**Exercise prompt**
Repeat the listing exactly as given, omitting every image.

··· Data section ···

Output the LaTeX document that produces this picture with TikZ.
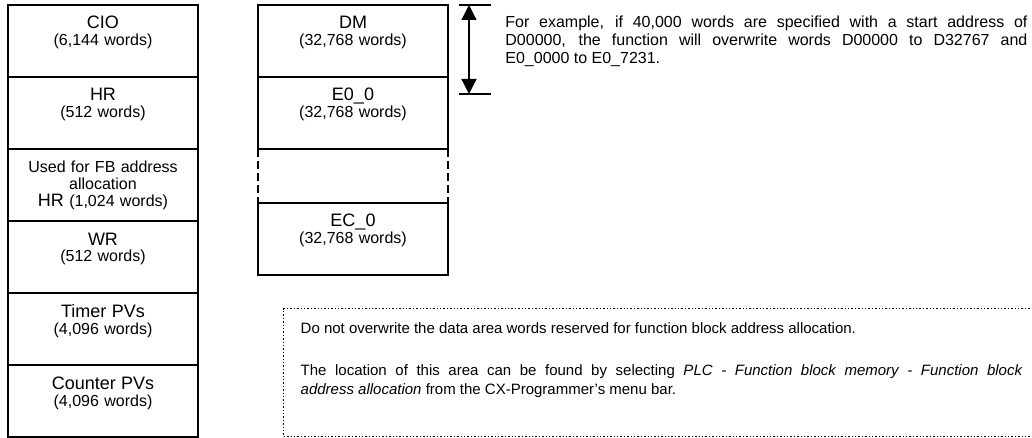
\documentclass[tikz,border=0pt]{standalone}
\usepackage{fontspec}
\setmainfont{Liberation Sans}
\usetikzlibrary{positioning,arrows.meta}
\newcommand{\titlefont}{\fontsize{9}{8.5}\selectfont}
\hyphenpenalty=10000

\begin{document}
\begin{tikzpicture}[
		membox/.style={draw=black, line width=0.6pt, outer sep=0pt, inner sep=0pt, text width=95pt, align=center, text height=12pt, text depth=24pt, font=\fontsize{8}{8.5}\selectfont},
		notebox/.style={draw=black, densely dotted, line width=0.7pt, inner ysep=0pt, inner xsep=8.5pt, text width=361pt, align=justify, text height=12.2pt, text depth=51.8pt, font=\fontsize{7.5}{9.5}\selectfont},
		tick/.style={line width=0.6pt},
		span/.style={line width=0.6pt, {Stealth[inset=0pt,length=7.5pt,width=7.5pt]}-{Stealth[inset=0pt,length=7.5pt,width=7.5pt]}}
	]
		\useasboundingbox (0,0) rectangle (516pt,-219pt);
		
		% left column
		\node[membox, anchor=north west] (cio) at (4pt,-2.5pt) {{\titlefont CIO}\\(6,144 words)};
		\node[membox, below=0pt of cio] (hr) {{\titlefont HR}\\(512 words)};
		\node[membox, below=0pt of hr] (fb) {Used for FB address\\allocation\\{\titlefont HR} (1,024 words)};
		\node[membox, below=0pt of fb] (wr) {{\titlefont WR}\\(512 words)};
		\node[membox, below=0pt of wr] (tim) {{\titlefont Timer PVs}\\(4,096 words)};
		\node[membox, below=0pt of tim] (cnt) {{\titlefont Counter PVs}\\(4,096 words)};
		
		% DM / EM column
		\node[membox, right=30pt of cio.north east, anchor=north west] (dm) {{\titlefont DM}\\(32,768 words)};
		\node[membox, below=0pt of dm] (e0) {{\titlefont E0\_0}\\(32,768 words)};
		\node[membox, below=27pt of e0] (ec) {{\titlefont EC\_0}\\(32,768 words)};
		\draw[line width=0.6pt, dash pattern=on 4pt off 2pt] (e0.south west)--(ec.north west);
		\draw[line width=0.6pt, dash pattern=on 4pt off 2pt] (e0.south east)--(ec.north east);
		
		% range of 40,000 words
		\coordinate (ta) at ([xshift=5.5pt]dm.north east);
		\coordinate (tb) at ([xshift=21.5pt]dm.north east);
		\coordinate (ba) at ([yshift=-44.5pt]ta);
		\coordinate (bb) at ([yshift=-44.5pt]tb);
		\draw[tick] (ta)--(tb);
		\draw[tick] (ba)--(bb);
		\draw[span] ([xshift=5pt]ta)--([xshift=5pt]ba);
		
		\node[anchor=north west, inner sep=0pt, text width=261pt, align=justify, font=\fontsize{8}{9}\selectfont] (ex) at ([xshift=28.5pt,yshift=-5.5pt]dm.north east) {For example, if 40,000 words are specified with a start address of\linebreak D00000, the function will overwrite words D00000 to D32767 and\linebreak E0\_0000 to E0\_7231.};
		
		\node[notebox, anchor=north west] (note) at (141.5pt,-154pt) {Do not overwrite the data area words reserved for function block address allocation.\\[11.5pt]The location of this area can be found by selecting \textit{PLC - Function block memory - Function block}\linebreak\textit{address allocation} from the CX-Programmer's menu bar.};
	\end{tikzpicture}
\end{document}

···

**The completed task**
Output the LaTeX document that produces this picture with TikZ.
\documentclass[tikz,border=0pt]{standalone}
\usepackage{fontspec}
\setmainfont{Liberation Sans}
\usetikzlibrary{positioning,arrows.meta}
\newcommand{\titlefont}{\fontsize{9}{8.5}\selectfont}
\hyphenpenalty=10000

\begin{document}
\begin{tikzpicture}[
		membox/.style={draw=black, line width=0.6pt, outer sep=0pt, inner sep=0pt, text width=95pt, align=center, text height=12pt, text depth=24pt, font=\fontsize{8}{8.5}\selectfont},
		notebox/.style={draw=black, densely dotted, line width=0.7pt, inner ysep=0pt, inner xsep=8.5pt, text width=361pt, align=justify, text height=12.2pt, text depth=51.8pt, font=\fontsize{7.5}{9.5}\selectfont},
		tick/.style={line width=0.6pt},
		span/.style={line width=0.6pt, {Stealth[inset=0pt,length=7.5pt,width=7.5pt]}-{Stealth[inset=0pt,length=7.5pt,width=7.5pt]}}
	]
		\useasboundingbox (0,0) rectangle (516pt,-219pt);
		
		% left column
		\node[membox, anchor=north west] (cio) at (4pt,-2.5pt) {{\titlefont CIO}\\(6,144 words)};
		\node[membox, below=0pt of cio] (hr) {{\titlefont HR}\\(512 words)};
		\node[membox, below=0pt of hr] (fb) {Used for FB address\\allocation\\{\titlefont HR} (1,024 words)};
		\node[membox, below=0pt of fb] (wr) {{\titlefont WR}\\(512 words)};
		\node[membox, below=0pt of wr] (tim) {{\titlefont Timer PVs}\\(4,096 words)};
		\node[membox, below=0pt of tim] (cnt) {{\titlefont Counter PVs}\\(4,096 words)};
		
		% DM / EM column
		\node[membox, right=30pt of cio.north east, anchor=north west] (dm) {{\titlefont DM}\\(32,768 words)};
		\node[membox, below=0pt of dm] (e0) {{\titlefont E0\_0}\\(32,768 words)};
		\node[membox, below=27pt of e0] (ec) {{\titlefont EC\_0}\\(32,768 words)};
		\draw[line width=0.6pt, dash pattern=on 4pt off 2pt] (e0.south west)--(ec.north west);
		\draw[line width=0.6pt, dash pattern=on 4pt off 2pt] (e0.south east)--(ec.north east);
		
		% range of 40,000 words
		\coordinate (ta) at ([xshift=5.5pt]dm.north east);
		\coordinate (tb) at ([xshift=21.5pt]dm.north east);
		\coordinate (ba) at ([yshift=-44.5pt]ta);
		\coordinate (bb) at ([yshift=-44.5pt]tb);
		\draw[tick] (ta)--(tb);
		\draw[tick] (ba)--(bb);
		\draw[span] ([xshift=5pt]ta)--([xshift=5pt]ba);
		
		\node[anchor=north west, inner sep=0pt, text width=261pt, align=justify, font=\fontsize{8}{9}\selectfont] (ex) at ([xshift=28.5pt,yshift=-5.5pt]dm.north east) {For example, if 40,000 words are specified with a start address of\linebreak D00000, the function will overwrite words D00000 to D32767 and\linebreak E0\_0000 to E0\_7231.};
		
		\node[notebox, anchor=north west] (note) at (141.5pt,-154pt) {Do not overwrite the data area words reserved for function block address allocation.\\[11.5pt]The location of this area can be found by selecting \textit{PLC - Function block memory - Function block}\linebreak\textit{address allocation} from the CX-Programmer's menu bar.};
	\end{tikzpicture}
\end{document}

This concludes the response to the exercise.